Un’interessante studio svolto a Tel Aviv dai ricercatori israeliani della Blavatnik School of Computer Science e dalla School of Electrical Engineering ha permesso di realizzare una rete neurale in grado di generare diverse immagini di volti umani, ognuna delle quali utilizzabile per impersonare una quantità variabile di identità differenti. Si tratta delle cosiddette “master face” con le quali sarebbe possibile superare le procedure di riconoscimento biometrico necessarie per l’accesso ad account o aree riservate di utenti che presentano caratteristiche somatiche simili e ricorrenti.

Se i risultati della ricerca dovessero essere confermati da ulteriori analisi, almeno in teoria potrebbero essere sufficienti appena 9 Master Face per effettuare il riconoscimento di più del 40% della popolazione mondiale. Un dei test effettuati a carico del Dataset fotografico LFW (Labelled Faces in the Wild) della University of Massachusetts con volti sintetizzati tramite StyleGAN, Generative Adversarial Network basata su un’implementazione di TensorFlow, avrebbe restituito circa il 20% di risultati positivi su un archivio composto da circa 13 mila immagini.

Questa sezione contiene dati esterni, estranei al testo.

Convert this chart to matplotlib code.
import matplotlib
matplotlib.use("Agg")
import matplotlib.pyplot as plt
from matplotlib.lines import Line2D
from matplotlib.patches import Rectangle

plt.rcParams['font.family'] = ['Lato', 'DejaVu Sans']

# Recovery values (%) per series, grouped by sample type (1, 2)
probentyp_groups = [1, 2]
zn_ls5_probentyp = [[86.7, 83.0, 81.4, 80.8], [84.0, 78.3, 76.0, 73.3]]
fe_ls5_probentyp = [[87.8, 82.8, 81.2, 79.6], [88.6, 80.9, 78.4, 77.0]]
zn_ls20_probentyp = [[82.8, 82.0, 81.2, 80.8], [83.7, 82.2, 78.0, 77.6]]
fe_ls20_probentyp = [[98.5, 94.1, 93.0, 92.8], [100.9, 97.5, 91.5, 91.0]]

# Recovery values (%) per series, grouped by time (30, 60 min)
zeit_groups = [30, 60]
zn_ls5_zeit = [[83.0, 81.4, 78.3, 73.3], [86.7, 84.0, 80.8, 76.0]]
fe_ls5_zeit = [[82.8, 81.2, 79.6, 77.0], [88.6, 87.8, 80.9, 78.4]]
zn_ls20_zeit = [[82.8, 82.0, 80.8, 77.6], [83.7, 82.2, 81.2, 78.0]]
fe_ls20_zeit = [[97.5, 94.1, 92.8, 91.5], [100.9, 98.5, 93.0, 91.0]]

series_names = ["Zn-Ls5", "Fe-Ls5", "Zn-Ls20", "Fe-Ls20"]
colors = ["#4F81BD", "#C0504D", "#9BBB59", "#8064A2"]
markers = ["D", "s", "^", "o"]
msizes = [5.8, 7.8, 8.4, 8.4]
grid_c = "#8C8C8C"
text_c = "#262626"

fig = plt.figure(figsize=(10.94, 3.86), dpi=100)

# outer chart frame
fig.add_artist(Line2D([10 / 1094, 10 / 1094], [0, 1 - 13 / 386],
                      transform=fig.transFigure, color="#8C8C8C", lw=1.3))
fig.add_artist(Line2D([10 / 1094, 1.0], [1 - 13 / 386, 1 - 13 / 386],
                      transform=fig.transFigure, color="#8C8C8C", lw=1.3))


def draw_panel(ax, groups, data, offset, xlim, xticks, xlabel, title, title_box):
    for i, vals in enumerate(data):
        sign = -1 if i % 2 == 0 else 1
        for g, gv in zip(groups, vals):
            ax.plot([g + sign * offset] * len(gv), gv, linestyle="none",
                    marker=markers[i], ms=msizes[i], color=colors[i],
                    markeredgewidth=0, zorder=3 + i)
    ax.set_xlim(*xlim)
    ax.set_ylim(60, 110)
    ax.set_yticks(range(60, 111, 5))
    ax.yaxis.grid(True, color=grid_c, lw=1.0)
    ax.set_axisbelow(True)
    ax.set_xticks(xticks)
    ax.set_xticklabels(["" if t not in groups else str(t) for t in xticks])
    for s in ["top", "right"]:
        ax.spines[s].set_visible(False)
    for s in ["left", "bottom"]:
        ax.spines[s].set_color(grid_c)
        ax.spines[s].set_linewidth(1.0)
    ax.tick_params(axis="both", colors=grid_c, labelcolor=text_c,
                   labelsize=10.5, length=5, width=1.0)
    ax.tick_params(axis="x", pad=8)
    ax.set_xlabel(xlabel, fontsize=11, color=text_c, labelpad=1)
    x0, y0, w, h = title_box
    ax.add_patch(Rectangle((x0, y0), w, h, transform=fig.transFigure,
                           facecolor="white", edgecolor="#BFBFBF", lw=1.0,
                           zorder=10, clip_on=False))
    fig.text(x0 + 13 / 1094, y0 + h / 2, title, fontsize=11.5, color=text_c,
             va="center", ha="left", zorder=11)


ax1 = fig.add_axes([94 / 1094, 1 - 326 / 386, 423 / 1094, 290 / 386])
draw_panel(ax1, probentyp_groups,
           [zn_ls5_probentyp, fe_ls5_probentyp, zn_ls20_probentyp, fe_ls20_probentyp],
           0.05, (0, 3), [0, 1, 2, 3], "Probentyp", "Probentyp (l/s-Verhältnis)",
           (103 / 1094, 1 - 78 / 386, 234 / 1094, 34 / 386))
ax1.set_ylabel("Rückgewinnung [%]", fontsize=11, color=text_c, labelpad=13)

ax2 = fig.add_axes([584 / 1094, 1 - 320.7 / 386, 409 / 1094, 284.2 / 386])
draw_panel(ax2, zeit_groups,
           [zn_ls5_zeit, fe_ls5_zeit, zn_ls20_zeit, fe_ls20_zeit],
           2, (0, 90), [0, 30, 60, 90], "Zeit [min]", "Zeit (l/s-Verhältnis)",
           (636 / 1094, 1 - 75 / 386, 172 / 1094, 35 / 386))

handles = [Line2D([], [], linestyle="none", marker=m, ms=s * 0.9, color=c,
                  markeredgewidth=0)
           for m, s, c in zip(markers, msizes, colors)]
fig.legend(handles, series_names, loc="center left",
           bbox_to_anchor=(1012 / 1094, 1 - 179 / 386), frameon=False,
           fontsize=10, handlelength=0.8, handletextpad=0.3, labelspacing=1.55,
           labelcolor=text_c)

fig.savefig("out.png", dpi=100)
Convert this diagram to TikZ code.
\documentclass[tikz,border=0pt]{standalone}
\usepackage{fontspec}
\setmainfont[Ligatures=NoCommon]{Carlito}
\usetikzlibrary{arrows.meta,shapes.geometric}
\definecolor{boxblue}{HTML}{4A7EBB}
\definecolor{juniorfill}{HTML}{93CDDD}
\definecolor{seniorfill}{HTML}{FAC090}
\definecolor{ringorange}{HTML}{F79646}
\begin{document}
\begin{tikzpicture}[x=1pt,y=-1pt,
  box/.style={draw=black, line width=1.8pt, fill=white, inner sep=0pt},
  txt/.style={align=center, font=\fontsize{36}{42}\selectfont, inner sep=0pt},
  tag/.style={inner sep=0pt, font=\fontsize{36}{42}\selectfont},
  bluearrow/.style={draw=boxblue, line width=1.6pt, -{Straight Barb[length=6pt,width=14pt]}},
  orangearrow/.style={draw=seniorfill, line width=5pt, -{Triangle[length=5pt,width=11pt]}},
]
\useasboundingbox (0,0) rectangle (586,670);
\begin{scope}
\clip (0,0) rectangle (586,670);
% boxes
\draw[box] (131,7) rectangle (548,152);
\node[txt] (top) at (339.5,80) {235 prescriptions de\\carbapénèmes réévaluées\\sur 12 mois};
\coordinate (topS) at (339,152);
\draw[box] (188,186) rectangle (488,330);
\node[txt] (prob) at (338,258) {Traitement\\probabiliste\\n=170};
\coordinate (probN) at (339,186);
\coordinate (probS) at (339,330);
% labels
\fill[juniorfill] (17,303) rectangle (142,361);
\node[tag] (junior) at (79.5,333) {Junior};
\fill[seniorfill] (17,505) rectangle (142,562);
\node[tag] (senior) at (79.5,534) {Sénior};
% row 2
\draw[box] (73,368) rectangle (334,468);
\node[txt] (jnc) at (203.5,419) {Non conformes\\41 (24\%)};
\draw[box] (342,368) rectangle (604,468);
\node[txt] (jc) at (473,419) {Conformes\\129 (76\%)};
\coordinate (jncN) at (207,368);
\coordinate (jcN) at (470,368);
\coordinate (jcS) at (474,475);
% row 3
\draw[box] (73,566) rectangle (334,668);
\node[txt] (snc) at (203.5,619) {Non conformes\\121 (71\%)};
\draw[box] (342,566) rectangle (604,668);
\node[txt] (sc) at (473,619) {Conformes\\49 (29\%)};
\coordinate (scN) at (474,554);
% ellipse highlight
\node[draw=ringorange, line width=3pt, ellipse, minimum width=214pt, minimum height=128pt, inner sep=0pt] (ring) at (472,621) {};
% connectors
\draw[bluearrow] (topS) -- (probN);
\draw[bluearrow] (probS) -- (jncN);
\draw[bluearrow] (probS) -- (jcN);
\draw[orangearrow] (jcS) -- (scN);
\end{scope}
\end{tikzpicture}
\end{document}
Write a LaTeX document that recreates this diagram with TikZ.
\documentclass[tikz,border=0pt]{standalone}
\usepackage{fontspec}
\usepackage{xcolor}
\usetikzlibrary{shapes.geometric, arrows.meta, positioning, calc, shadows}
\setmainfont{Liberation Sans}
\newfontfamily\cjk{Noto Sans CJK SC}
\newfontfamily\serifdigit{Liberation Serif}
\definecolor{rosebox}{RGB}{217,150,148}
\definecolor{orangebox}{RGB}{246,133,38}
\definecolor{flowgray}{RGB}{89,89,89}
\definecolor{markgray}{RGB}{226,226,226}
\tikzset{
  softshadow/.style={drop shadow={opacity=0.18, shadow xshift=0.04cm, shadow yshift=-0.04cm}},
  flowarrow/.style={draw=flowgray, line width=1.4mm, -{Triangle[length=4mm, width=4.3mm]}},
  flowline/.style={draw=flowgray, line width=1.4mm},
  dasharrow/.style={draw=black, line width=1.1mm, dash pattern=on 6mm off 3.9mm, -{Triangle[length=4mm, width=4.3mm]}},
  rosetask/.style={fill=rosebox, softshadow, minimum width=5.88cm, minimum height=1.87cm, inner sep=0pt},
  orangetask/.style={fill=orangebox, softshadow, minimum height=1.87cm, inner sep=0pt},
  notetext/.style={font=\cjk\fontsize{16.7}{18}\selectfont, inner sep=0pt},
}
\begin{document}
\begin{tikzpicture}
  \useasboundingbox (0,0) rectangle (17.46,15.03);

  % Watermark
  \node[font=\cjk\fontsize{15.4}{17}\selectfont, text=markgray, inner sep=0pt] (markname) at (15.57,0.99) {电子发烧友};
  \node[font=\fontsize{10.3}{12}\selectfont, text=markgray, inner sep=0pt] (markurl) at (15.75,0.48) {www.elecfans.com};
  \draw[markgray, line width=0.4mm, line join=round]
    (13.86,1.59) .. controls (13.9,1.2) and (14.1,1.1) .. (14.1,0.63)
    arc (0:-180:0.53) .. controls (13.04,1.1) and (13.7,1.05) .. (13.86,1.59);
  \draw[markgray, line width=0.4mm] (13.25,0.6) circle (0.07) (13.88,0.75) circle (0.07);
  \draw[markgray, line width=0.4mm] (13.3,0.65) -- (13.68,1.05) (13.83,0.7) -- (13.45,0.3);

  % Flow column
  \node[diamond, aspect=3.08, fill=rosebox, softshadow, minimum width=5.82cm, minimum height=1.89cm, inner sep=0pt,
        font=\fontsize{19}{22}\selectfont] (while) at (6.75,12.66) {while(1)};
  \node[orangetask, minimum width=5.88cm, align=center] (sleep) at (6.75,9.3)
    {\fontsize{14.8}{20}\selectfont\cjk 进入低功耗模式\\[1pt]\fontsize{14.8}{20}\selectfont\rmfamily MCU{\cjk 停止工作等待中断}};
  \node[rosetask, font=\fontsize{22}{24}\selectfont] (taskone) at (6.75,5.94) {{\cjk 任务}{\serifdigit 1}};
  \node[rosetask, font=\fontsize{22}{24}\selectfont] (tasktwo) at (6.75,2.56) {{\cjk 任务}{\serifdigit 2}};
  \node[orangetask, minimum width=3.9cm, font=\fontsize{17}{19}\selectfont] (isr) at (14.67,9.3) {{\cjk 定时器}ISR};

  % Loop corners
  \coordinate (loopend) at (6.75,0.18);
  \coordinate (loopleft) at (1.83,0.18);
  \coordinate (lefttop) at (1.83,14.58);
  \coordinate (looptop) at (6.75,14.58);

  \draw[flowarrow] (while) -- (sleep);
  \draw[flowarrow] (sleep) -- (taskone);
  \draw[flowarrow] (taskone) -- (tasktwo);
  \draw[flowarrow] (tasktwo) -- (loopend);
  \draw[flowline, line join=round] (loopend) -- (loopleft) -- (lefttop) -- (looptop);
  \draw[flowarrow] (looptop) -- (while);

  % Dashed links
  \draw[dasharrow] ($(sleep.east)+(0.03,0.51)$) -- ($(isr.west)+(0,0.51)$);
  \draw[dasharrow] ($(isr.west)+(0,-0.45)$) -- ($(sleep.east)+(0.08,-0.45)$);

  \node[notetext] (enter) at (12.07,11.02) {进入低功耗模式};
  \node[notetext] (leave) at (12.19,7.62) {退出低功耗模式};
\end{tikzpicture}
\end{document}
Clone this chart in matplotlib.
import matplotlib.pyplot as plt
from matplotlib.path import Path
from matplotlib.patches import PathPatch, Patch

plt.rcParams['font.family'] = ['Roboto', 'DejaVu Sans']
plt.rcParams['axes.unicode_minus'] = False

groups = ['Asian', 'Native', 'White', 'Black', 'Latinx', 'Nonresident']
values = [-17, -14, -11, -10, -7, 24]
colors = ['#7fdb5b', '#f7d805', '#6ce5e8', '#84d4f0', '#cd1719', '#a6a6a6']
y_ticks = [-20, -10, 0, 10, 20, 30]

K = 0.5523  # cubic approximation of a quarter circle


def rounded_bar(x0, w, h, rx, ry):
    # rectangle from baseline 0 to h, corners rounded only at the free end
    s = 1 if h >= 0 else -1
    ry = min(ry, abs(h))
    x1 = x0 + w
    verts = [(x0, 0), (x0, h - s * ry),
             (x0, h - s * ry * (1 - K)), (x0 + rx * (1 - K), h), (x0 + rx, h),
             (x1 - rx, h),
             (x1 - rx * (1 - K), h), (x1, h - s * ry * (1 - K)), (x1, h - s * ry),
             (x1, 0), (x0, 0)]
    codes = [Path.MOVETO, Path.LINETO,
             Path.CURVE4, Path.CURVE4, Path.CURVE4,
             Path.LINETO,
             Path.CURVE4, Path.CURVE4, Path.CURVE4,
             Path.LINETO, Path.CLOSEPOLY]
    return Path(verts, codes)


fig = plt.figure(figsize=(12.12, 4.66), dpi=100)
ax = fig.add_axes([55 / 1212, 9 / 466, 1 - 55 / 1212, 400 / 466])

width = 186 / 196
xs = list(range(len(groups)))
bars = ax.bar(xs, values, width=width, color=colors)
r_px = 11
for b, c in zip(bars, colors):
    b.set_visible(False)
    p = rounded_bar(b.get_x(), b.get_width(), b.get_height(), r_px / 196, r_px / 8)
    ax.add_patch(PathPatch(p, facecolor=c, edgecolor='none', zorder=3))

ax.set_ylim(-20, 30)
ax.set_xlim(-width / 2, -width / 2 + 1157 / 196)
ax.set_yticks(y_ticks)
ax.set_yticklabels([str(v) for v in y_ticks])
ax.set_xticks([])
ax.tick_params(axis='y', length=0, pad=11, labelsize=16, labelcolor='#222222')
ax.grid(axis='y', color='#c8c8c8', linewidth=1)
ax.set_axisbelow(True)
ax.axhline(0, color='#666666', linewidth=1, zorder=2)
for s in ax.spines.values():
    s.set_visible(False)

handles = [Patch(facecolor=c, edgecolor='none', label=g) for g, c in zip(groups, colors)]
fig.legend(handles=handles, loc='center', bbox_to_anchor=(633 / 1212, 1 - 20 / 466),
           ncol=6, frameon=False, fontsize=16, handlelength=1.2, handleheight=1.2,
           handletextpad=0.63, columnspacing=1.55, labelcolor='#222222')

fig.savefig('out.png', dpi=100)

Un uso pratico, e malevolo, di questa rete neurale potrebbe essere incentrato sui cosiddetti dictionary attack. Quando parliamo di password questi ultimi si manifestano tramite tentativi ripetuti di sottoporre delle stringhe ad un sistema di autenticazione che proseguono fino a quando non viene rilevata una corrispondenza tra parametro di input e credenziale, lo stesso metodo di attacco potrebbe essere utilizzato in operazioni basate sulla facial recognition inviando immagini in sostituzione delle stringhe.

Un ostacolo ai dictionary attack è rappresentato dalla possibilità di limitare il numero dei tentativi di autenticazione e di bloccarli nel momento in cui viene superata la soglia stabilita. Si tratta però di una contromisura che vede il suo punto debole nei falsi positivi, eventi che possono essere generati volutamente approfittando del fatto che le corrispondenze biometriche non sono e non possono essere mai del tutto esatte. Proprio per questo motivo è possibile affermare che lo spazio dei dati biometrici non è distribuito in modo uniforme e tale caratteristica può dare luogo ad ambiguità.

Grazie ai risultati ottenuti i ricercatori coinvolti hanno potuto concludere che, attualmente, la face-based authentication è estremamente vulnerabile, anche quando non si ha a disposizione alcuna informazioni riguardante una persona di cui si vuole violare l’identità. Come si può osservare dall’immagine seguente, la rete neurale utilizzata tenderebbe a generare soprattutto volti di persone anziane, con percentuali di matching decisamente a favore di queste ultime:

Tale dato è dovuto probabilmente al fatto che i gruppi composti da volti di persone giovani presentano variazioni più frequenti rispetto a quelli formati da volti di sessantenni, soprattutto maschi caucasici, ciò significa che una singola immagine di una persona anziana potrebbe trovare corrispondenze con un numero di immagini target nettamente più elevato.